* START Supplied information *

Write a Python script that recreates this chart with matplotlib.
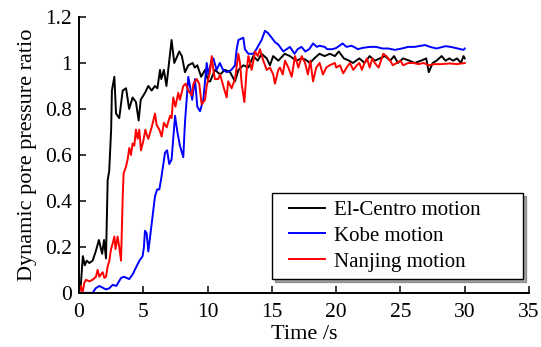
import numpy as np
import matplotlib.pyplot as plt
from matplotlib.lines import Line2D
from matplotlib.legend_handler import HandlerLine2D

plt.rcParams['font.family'] = ['Liberation Serif', 'DejaVu Serif']
plt.rcParams['mathtext.fontset'] = 'stix'

## DATA

# El-Centro motion
t_elc = [0, 0.15, 0.3, 0.45, 0.6, 0.8, 1.06, 1.3, 1.55, 1.8, 1.95, 2.1, 2.23, 2.35, 2.5, 2.56,
         2.75, 2.88, 3.13, 3.4, 3.66, 3.9, 4.17, 4.43, 4.64, 4.8, 5.13, 5.39, 5.65, 5.9, 6.1,
         6.3, 6.4, 6.6, 6.8, 7.2, 7.41, 7.8, 8.0, 8.24, 8.5, 8.84, 9.0, 9.2, 9.5, 9.8, 10.06,
         10.2, 10.57, 10.97, 11.35, 11.75, 12.13, 12.4, 12.78, 13.17, 13.55, 13.9, 14.2, 14.6,
         14.85, 15.1, 15.5, 16.0, 16.4, 16.9, 17.3, 17.6, 17.96, 18.3, 18.7, 19.1, 19.5, 19.9,
         20.2, 20.6, 21.0, 21.3, 21.8, 22.2, 22.6, 23.0, 23.4, 23.8, 24.2, 24.5, 24.8, 25.2,
         25.7, 26.1, 26.6, 27.0, 27.2, 27.5, 27.8, 28.2, 28.5, 28.8, 29.1, 29.4, 29.7, 29.9, 30.0]
r_elc = [0.0, 0.04, 0.16, 0.12, 0.14, 0.13, 0.14, 0.18, 0.23, 0.17, 0.23, 0.15, 0.49, 0.53, 0.71, 0.88,
         0.94, 0.78, 0.76, 0.88, 0.89, 0.80, 0.85, 0.83, 0.75, 0.84, 0.87, 0.90, 0.88, 0.90, 0.89,
         0.97, 0.93, 0.97, 0.90, 1.10, 1.00, 1.05, 1.03, 0.96, 0.99, 1.00, 0.98, 0.99, 0.94, 0.97, 0.92,
         0.92, 0.97, 0.95, 0.97, 0.96, 0.92, 0.97, 0.99, 0.98, 1.03, 1.01, 1.04, 1.02,
         0.99, 1.03, 1.01, 1.04, 1.03, 1.01, 1.02, 1.015, 1.00, 1.02, 1.04, 1.03, 1.04, 1.03,
         1.05, 1.02, 1.01, 1.00, 1.02, 1.00, 1.03, 1.01, 1.02, 1.03, 1.01, 1.03, 1.00, 1.02,
         1.01, 1.00, 1.01, 1.02, 0.96, 1.00, 1.01, 1.03, 1.01, 1.02, 1.01, 1.02, 1.00, 1.03, 1.02]

# Kobe motion
t_kobe = [0, 0.54, 1.06, 1.3, 1.58, 2.1, 2.36, 2.62, 2.9, 3.27, 3.5, 3.91, 4.17, 4.43, 4.7, 4.95,
          5.05, 5.13, 5.26, 5.39, 5.65, 5.91, 6.08, 6.25, 6.4, 6.69, 6.85, 7.02, 7.2, 7.47, 7.65,
          7.85, 8.11, 8.24, 8.5, 8.63, 8.8, 9.02, 9.2, 9.41, 9.67, 9.93, 10.06, 10.3, 10.45, 10.7,
          10.95, 11.2, 11.5, 11.85, 12.13, 12.26, 12.4, 12.78, 12.9, 13.17, 13.55, 13.8, 14.2,
          14.46, 14.7, 14.98, 15.25, 15.5, 15.89, 16.15, 16.4, 16.76, 17.0, 17.3, 17.6, 17.9,
          18.2, 18.5, 18.7, 19.1, 19.3, 19.7, 20.0, 20.5, 20.8, 21.2, 21.7, 22.0, 22.6, 23.1,
          23.6, 24.05, 24.57, 25.1, 25.6, 26.1, 26.9, 27.3, 27.8, 28.5, 28.9, 29.3, 29.9, 30.0]
r_kobe = [0.0, 0.0, 0.0, 0.02, 0.03, 0.015, 0.02, 0.035, 0.03, 0.065, 0.07, 0.06, 0.08, 0.11, 0.14, 0.16,
          0.20, 0.27, 0.26, 0.18, 0.30, 0.42, 0.45, 0.45, 0.50, 0.61, 0.62, 0.56, 0.58, 0.77, 0.70,
          0.64, 0.59, 0.74, 0.94, 0.90, 0.84, 0.93, 0.81, 0.79, 0.84, 1.00, 0.95, 1.01, 1.02, 0.97,
          1.00, 0.97, 0.96, 0.97, 0.99, 1.06, 1.10, 1.11, 1.06, 1.04, 1.04, 1.06, 1.10,
          1.14, 1.13, 1.11, 1.09, 1.08, 1.05, 1.06, 1.07, 1.04, 1.06, 1.07, 1.05, 1.06,
          1.085, 1.07, 1.075, 1.07, 1.06, 1.06, 1.065, 1.085, 1.07, 1.075, 1.06, 1.065, 1.07, 1.07,
          1.063, 1.063, 1.057, 1.063, 1.07, 1.07, 1.078, 1.07, 1.063, 1.073, 1.07, 1.065, 1.057, 1.063]

# Nanjing motion
t_nj = [0, 0.15, 0.28, 0.41, 0.54, 0.8, 1.06, 1.32, 1.45, 1.58, 1.84, 1.97, 2.1, 2.23, 2.36, 2.49,
        2.62, 2.75, 2.84, 3.0, 3.13, 3.27, 3.4, 3.47, 3.66, 3.78, 3.91, 4.04, 4.17, 4.3, 4.43,
        4.56, 4.69, 4.82, 5.0, 5.16, 5.26, 5.39, 5.65, 5.91, 6.04, 6.25, 6.43, 6.6, 6.82, 7.08,
        7.2, 7.33, 7.5, 7.72, 7.85, 8.11, 8.3, 8.5, 8.76, 8.9, 9.15, 9.35, 9.54, 9.8, 9.93,
        10.18, 10.32, 10.45, 10.57, 10.83, 10.97, 11.22, 11.48, 11.6, 11.87, 12.13, 12.39, 12.52,
        12.65, 12.86, 13.04, 13.17, 13.43, 13.69, 13.9, 14.07, 14.33, 14.6, 14.85, 15.1, 15.24,
        15.5, 15.63, 15.84, 16.02, 16.28, 16.54, 16.8, 17.06, 17.32, 17.58, 17.8, 17.99, 18.2,
        18.45, 18.71, 18.97, 19.23, 19.49, 19.9, 20.0, 20.29, 20.55, 20.81, 21.07, 21.33, 21.6,
        21.8, 22.0, 22.2, 22.4, 22.6, 22.8, 23.0, 23.3, 23.66, 23.9, 24.2, 24.4, 24.7, 25.0,
        25.2, 25.6, 26.0, 26.4, 26.8, 27.2, 27.6, 28.2, 28.8, 29.4, 30.0]
r_nj = [0.0, 0.03, 0.0, 0.043, 0.057, 0.05, 0.057, 0.07, 0.10, 0.07, 0.09, 0.065, 0.07, 0.115, 0.14, 0.19,
        0.215, 0.245, 0.19, 0.245, 0.20, 0.14, 0.42, 0.52, 0.55, 0.58, 0.63, 0.60, 0.65, 0.64, 0.71,
        0.67, 0.71, 0.62, 0.66, 0.71, 0.69, 0.67, 0.72, 0.78, 0.73, 0.71, 0.68, 0.74, 0.72, 0.77,
        0.76, 0.85, 0.81, 0.87, 0.84, 0.90, 0.91, 0.88, 0.86, 0.91, 0.93, 0.91, 0.82, 0.84, 0.90,
        0.96, 1.03, 0.97, 0.93, 0.93, 0.95, 0.90, 0.85, 0.92, 0.89, 0.93, 1.04, 1.00,
        0.91, 0.83, 0.97, 1.03, 0.97, 1.05, 1.03, 1.06, 1.01, 0.97, 0.98, 0.95, 0.91,
        0.97, 0.98, 0.95, 1.01, 0.98, 0.94, 1.03, 0.98, 1.03, 1.00, 0.95, 1.01, 0.92,
        0.98, 1.00, 0.95, 0.98, 0.99, 1.00, 0.98, 0.99, 0.955, 0.98, 1.00, 0.97, 0.99,
        1.00, 0.97, 1.00, 1.02, 0.98, 1.02, 1.00, 0.98, 1.04, 1.03, 1.01, 0.99, 1.00, 1.01,
        0.99, 1.00, 1.00, 0.995, 1.00, 0.99, 0.995, 0.995, 0.998, 0.995, 1.00]

labels = ['El-Centro motion', 'Kobe motion', 'Nanjing motion']
colors = ['black', 'blue', 'red']

## PLOT

fig = plt.figure(figsize=(5.41, 3.47), dpi=100)
ax = fig.add_axes([0.146, 0.156, 0.832, 0.795])

ax.plot(t_elc, r_elc, color=colors[0], lw=1.4, label=labels[0])
ax.plot(t_kobe, r_kobe, color=colors[1], lw=1.4, label=labels[1])
ax.plot(t_nj, r_nj, color=colors[2], lw=1.4, label=labels[2])

ax.set_xlim(0, 35)
ax.set_ylim(0, 1.2)
ax.set_xticks(np.arange(0, 36, 5))
ax.set_yticks([0, 0.2, 0.4, 0.6, 0.8, 1.0, 1.2])
ax.set_yticklabels(['0', '0.2', '0.4', '0.6', '0.8', '1', '1.2'])
ax.spines['top'].set_visible(False)
ax.spines['right'].set_visible(False)
ax.spines['left'].set_linewidth(1.4)
ax.spines['bottom'].set_linewidth(1.4)
ax.tick_params(direction='in', length=5, width=1.1, labelsize=15.5)
ax.tick_params(axis='x', pad=7)
ax.tick_params(axis='y', pad=5)
ax.set_xlabel('Time /s', fontsize=16, labelpad=2.5)
ax.set_ylabel('Dynamic pore pressure ratio', fontsize=16, labelpad=6)

# legend box is wider than its text in the original, so stretch it;
# xpad pushes the short handle lines away from the left edge
leg = ax.legend(loc='lower left', bbox_to_anchor=(0.429, 0.051, 0.558, 0.304), mode='expand',
                borderaxespad=0, fancybox=False, shadow=True, edgecolor='black', fontsize=15,
                handlelength=2.18, handletextpad=0.45, labelspacing=0.3, borderpad=0.35,
                handler_map={Line2D: HandlerLine2D(xpad=0.48)})
leg.get_frame().set_linewidth(1.0)

fig.savefig('out.png', dpi=100)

* END Supplied information *

Transcribe the opening line of the listing above, please, and every line after it through the line with "1.00, 1.03, 1.02]", word for word, without pictures.

Write a Python script that recreates this chart with matplotlib.
import numpy as np
import matplotlib.pyplot as plt
from matplotlib.lines import Line2D
from matplotlib.legend_handler import HandlerLine2D

plt.rcParams['font.family'] = ['Liberation Serif', 'DejaVu Serif']
plt.rcParams['mathtext.fontset'] = 'stix'

## DATA

# El-Centro motion
t_elc = [0, 0.15, 0.3, 0.45, 0.6, 0.8, 1.06, 1.3, 1.55, 1.8, 1.95, 2.1, 2.23, 2.35, 2.5, 2.56,
         2.75, 2.88, 3.13, 3.4, 3.66, 3.9, 4.17, 4.43, 4.64, 4.8, 5.13, 5.39, 5.65, 5.9, 6.1,
         6.3, 6.4, 6.6, 6.8, 7.2, 7.41, 7.8, 8.0, 8.24, 8.5, 8.84, 9.0, 9.2, 9.5, 9.8, 10.06,
         10.2, 10.57, 10.97, 11.35, 11.75, 12.13, 12.4, 12.78, 13.17, 13.55, 13.9, 14.2, 14.6,
         14.85, 15.1, 15.5, 16.0, 16.4, 16.9, 17.3, 17.6, 17.96, 18.3, 18.7, 19.1, 19.5, 19.9,
         20.2, 20.6, 21.0, 21.3, 21.8, 22.2, 22.6, 23.0, 23.4, 23.8, 24.2, 24.5, 24.8, 25.2,
         25.7, 26.1, 26.6, 27.0, 27.2, 27.5, 27.8, 28.2, 28.5, 28.8, 29.1, 29.4, 29.7, 29.9, 30.0]
r_elc = [0.0, 0.04, 0.16, 0.12, 0.14, 0.13, 0.14, 0.18, 0.23, 0.17, 0.23, 0.15, 0.49, 0.53, 0.71, 0.88,
         0.94, 0.78, 0.76, 0.88, 0.89, 0.80, 0.85, 0.83, 0.75, 0.84, 0.87, 0.90, 0.88, 0.90, 0.89,
         0.97, 0.93, 0.97, 0.90, 1.10, 1.00, 1.05, 1.03, 0.96, 0.99, 1.00, 0.98, 0.99, 0.94, 0.97, 0.92,
         0.92, 0.97, 0.95, 0.97, 0.96, 0.92, 0.97, 0.99, 0.98, 1.03, 1.01, 1.04, 1.02,
         0.99, 1.03, 1.01, 1.04, 1.03, 1.01, 1.02, 1.015, 1.00, 1.02, 1.04, 1.03, 1.04, 1.03,
         1.05, 1.02, 1.01, 1.00, 1.02, 1.00, 1.03, 1.01, 1.02, 1.03, 1.01, 1.03, 1.00, 1.02,
         1.01, 1.00, 1.01, 1.02, 0.96, 1.00, 1.01, 1.03, 1.01, 1.02, 1.01, 1.02, 1.00, 1.03, 1.02]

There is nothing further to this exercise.